Monday, March 3, 2008

Eliot's The Waste Land

On the subject of last week’s class, I was struck by the biography of Katherine Mansfield. In a way, her life and her work seem so intertwined as to be inseparable. Compared to, say, the works of Woolf or Eliot, Mansfield’s works seem to stem directly from her autobiography; Woolf and Eliot used theirs’ as launchpads while Mansfield used her life as template. In part, I attribute this to the fact that her greatest literary champion, John Middleton Murry, was also her husband, and his efforts to magnify her importance seem to reflect not just esteem but devotion (as well as no small amount of name-dropping self-promotion, as well). The relationship created the reputation, in a sense. Likewise, the themes throughout her short fiction seem to derive quite directly from her own life, be it the ambivalence she felt toward domestic life, the appreciation of home (HER home) or the relations between men and women. More than most, Mansfield’s biography seems central to understanding her fiction.

Now, onto “The Waste Land,” a poem that one might view as the Hamlet of 20th Century Poetry.

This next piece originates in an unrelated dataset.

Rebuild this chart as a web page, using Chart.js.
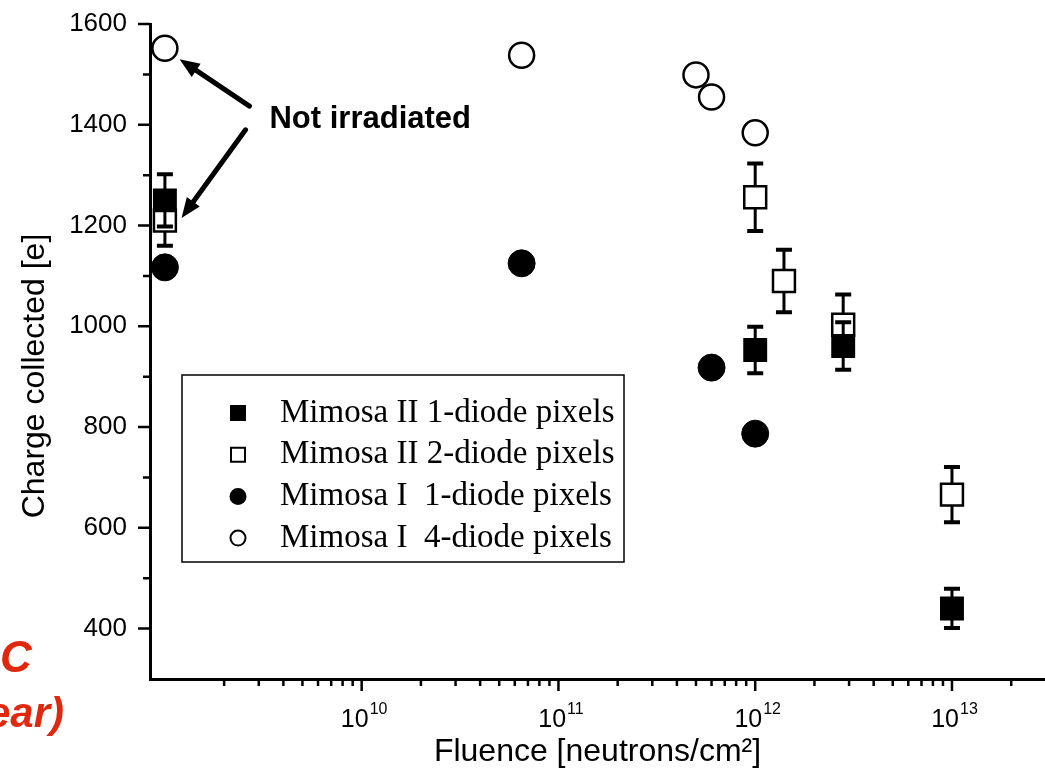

In reading “The Waste Land,” one finds a deeply profound ambivalence – indeed, though Eliot himself, according to Headings, stated that “The Waste Land” was not an allegory for his generation in Western Europe, one is tempted to perceive it as a psychic cutaway of the human condition. Also, despite Eliot’s use of foreign languages thoughout, one might view it as a pre-mortem autopsy of the England he has come to know – The Fisher King myth, though continental, became grafted integrally onto the Arthurian mythos and thus part of the illusory English Cultural Mythology. In borrowing from this but then removing it from the sweeping landscapes of chivalric adventure and placing it into the urban milieu of London, Eliot may have tried to make a statement about England in such dispiriting times – implicitly and instinctively if not overtly.

Also, one might find some interest in the following link:
http://www.bbc.co.uk/radio4/history/inourtime/inourtime_20080117.shtml

It’s an edition of the BBC’s In Our Time that covers the Fisher King and its influences, including “The Waste Land.”

Another major note that I had, beyond the vast ambivalence of the poem entire, was the gulf between the sexes. Male and female seem barely human to each other – presaging, perhaps, Pound’s pronouncement that Eliot had shut out the ladies from modern poetry. While this deadening of the sexual relations (noted by many as indicative of the sterility of the poem that mimicked the Fisher King) is prevalent throughout, the greatest illustration lies within Part III: The Fire Sermon. Eliot portrays an encounter between a clerk and a typist. The typist gives in to the clerk’s advances, and sexual congress ensues. Eliot describes the emotions not of the act but around the act – there is no savor to this lovemaking for there was no love made. The clerk leaves, expended but not spent (for, as Eliot portrays him, he has invested little in the occasion) and the typist is glad that it’s over. There seems to be no fulfillment – only achievement.

In considering Eliot’s life and his desire to make poetry of it by making private eyes to public pearls – even directly referencing The Tempest within “The Waste Land,” one might draw the conclusion that Eliot and his views of sex have seeped into the poem. As previously mentioned in class, Eliot suffered from physical maladies that yielded sexual dysfunction. As a man who was unable to savor the exercise of his desires, he would naturally manifest an ambivalence toward the act and those with whom he would share it. Thus, the infertility motif and the emotional sterility of “The Waste Land” seem almost a reflection of the void that Eliot would have felt in his own relations and relationships.